Provided records start

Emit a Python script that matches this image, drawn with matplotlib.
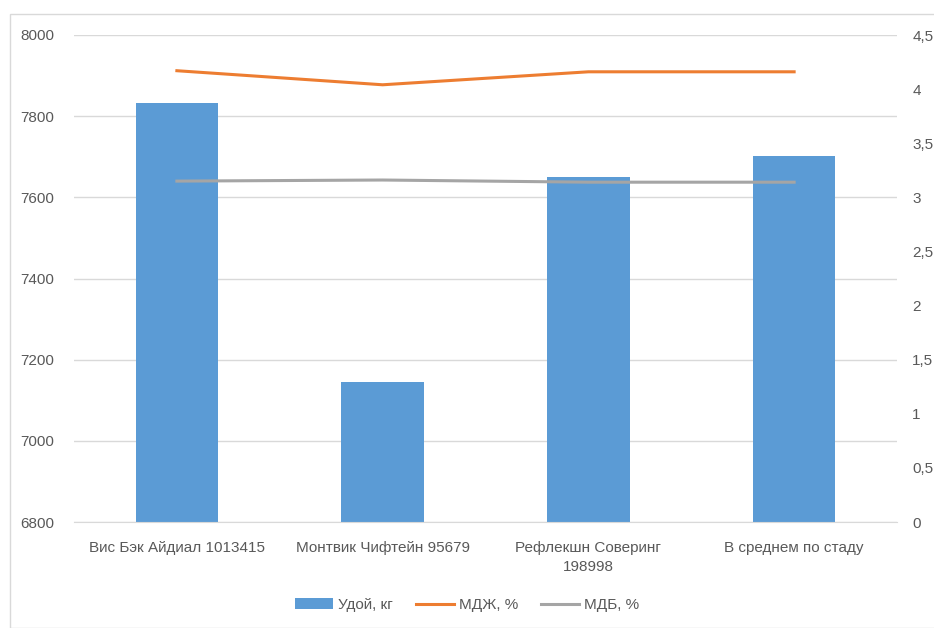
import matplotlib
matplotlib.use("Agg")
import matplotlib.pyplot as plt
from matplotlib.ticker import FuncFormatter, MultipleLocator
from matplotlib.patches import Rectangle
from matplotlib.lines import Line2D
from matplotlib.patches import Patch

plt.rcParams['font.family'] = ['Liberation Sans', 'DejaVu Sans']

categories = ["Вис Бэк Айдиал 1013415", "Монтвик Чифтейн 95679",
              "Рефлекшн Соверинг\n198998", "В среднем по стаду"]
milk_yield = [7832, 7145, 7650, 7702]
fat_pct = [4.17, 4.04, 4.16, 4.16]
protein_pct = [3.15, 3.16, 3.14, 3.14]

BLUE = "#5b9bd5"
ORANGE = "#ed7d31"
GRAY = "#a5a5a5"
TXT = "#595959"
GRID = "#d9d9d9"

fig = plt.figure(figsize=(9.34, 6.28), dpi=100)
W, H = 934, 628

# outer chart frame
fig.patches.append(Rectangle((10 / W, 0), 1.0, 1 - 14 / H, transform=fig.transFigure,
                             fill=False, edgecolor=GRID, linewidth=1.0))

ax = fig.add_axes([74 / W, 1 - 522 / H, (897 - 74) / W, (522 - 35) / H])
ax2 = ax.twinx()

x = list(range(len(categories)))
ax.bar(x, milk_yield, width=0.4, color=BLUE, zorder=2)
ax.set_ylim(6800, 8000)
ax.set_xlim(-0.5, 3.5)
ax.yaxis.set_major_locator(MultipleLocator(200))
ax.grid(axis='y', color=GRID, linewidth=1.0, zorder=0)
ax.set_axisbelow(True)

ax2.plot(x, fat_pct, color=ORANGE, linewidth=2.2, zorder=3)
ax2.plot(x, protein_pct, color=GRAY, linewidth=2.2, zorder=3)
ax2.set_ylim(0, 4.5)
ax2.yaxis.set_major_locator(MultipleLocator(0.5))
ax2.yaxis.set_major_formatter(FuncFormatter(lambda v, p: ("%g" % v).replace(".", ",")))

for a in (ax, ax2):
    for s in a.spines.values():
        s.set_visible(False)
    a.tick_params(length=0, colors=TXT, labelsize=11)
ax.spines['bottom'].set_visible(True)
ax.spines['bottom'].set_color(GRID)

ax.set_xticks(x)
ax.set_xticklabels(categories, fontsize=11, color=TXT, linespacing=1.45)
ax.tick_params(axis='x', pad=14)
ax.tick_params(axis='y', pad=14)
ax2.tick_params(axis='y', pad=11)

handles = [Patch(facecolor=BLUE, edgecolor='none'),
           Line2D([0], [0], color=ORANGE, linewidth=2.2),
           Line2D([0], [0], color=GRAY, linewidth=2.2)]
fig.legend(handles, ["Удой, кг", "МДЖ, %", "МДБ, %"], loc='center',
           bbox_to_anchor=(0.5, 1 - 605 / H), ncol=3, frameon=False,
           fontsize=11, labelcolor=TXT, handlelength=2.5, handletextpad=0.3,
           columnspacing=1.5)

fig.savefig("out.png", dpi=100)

Provided records end
Provided records start

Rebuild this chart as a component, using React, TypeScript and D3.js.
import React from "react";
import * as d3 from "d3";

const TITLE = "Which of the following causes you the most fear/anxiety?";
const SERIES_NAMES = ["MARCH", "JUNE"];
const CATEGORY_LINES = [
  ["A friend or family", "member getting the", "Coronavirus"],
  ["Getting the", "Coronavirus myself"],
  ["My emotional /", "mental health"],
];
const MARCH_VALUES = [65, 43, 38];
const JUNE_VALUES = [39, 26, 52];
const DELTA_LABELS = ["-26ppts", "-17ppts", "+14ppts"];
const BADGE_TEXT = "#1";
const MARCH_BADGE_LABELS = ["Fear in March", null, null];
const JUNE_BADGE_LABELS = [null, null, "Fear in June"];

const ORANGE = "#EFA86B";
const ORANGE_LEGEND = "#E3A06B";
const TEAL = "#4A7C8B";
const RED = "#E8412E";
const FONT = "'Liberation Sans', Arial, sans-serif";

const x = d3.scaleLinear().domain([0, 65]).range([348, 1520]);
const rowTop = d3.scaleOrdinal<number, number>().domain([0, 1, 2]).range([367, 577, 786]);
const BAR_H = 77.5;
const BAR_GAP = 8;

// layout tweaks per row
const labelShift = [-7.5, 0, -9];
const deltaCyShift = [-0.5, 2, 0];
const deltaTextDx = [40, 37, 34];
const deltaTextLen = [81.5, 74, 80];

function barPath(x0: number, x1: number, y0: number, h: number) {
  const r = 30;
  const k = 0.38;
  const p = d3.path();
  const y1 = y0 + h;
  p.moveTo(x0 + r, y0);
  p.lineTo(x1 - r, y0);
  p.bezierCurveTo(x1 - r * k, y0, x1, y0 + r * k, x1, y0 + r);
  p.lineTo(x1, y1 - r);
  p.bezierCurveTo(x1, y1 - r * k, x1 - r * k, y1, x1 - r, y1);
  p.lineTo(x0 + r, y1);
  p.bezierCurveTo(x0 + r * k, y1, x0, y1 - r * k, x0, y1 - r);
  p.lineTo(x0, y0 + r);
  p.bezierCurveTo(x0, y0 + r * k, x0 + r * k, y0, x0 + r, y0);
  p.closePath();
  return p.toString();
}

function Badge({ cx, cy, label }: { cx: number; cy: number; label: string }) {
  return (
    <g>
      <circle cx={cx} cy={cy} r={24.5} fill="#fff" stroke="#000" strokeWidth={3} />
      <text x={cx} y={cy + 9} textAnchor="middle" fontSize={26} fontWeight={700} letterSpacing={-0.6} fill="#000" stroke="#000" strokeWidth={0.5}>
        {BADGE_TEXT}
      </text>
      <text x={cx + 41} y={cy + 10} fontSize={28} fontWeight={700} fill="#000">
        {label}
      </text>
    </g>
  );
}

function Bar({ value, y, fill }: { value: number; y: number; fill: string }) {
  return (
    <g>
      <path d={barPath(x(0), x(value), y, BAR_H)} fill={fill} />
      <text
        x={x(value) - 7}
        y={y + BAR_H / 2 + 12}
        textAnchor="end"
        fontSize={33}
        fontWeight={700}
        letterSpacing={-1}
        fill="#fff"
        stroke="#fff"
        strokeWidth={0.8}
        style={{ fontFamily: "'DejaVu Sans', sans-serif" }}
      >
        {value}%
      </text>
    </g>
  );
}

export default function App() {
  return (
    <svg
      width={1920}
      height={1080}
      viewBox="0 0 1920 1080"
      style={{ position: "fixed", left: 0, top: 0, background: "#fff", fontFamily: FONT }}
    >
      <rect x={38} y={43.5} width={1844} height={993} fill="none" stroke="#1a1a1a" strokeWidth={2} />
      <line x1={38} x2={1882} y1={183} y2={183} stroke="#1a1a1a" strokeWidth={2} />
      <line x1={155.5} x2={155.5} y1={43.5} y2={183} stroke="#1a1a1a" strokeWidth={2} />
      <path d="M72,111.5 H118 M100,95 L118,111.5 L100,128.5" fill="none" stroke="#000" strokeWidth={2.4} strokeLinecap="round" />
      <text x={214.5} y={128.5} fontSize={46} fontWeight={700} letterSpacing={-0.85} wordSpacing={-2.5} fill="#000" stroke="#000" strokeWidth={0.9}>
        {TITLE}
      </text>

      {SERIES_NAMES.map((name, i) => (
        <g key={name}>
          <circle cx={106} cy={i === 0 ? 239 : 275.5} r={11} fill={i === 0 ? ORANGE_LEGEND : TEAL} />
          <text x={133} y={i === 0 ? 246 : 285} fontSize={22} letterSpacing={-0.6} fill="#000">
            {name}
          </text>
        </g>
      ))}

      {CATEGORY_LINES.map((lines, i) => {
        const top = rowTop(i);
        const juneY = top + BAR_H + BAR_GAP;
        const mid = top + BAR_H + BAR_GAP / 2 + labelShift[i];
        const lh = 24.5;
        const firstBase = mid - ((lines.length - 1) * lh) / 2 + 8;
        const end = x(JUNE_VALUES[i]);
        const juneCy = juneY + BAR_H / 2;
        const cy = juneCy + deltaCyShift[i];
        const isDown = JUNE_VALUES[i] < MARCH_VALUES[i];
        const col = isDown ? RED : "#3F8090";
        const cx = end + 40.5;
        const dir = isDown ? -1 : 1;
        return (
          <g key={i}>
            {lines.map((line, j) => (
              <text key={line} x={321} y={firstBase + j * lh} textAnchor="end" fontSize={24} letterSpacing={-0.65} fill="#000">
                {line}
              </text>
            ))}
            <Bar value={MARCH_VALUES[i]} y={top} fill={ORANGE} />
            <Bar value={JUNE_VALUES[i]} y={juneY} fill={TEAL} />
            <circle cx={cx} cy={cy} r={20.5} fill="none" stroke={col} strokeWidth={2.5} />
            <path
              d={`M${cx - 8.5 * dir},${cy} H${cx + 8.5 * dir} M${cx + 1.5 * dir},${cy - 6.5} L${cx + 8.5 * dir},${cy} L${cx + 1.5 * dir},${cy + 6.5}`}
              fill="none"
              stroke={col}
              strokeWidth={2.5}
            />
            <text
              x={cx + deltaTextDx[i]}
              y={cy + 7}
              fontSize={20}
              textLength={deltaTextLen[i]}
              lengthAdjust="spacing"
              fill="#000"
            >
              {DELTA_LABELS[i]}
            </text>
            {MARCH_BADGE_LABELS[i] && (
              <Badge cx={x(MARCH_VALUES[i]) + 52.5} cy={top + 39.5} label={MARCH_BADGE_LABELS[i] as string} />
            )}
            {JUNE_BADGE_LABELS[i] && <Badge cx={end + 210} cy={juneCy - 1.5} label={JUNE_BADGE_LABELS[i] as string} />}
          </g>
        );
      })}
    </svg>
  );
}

Provided records end

> Set exercise:
Your task is to print the lines from the one containing "Rebuild this chart" through the one containing "import * as", exactly and with nothing added.

> Right answer:
Rebuild this chart as a component, using React, TypeScript and D3.js.
import React from "react";
import * as d3 from "d3";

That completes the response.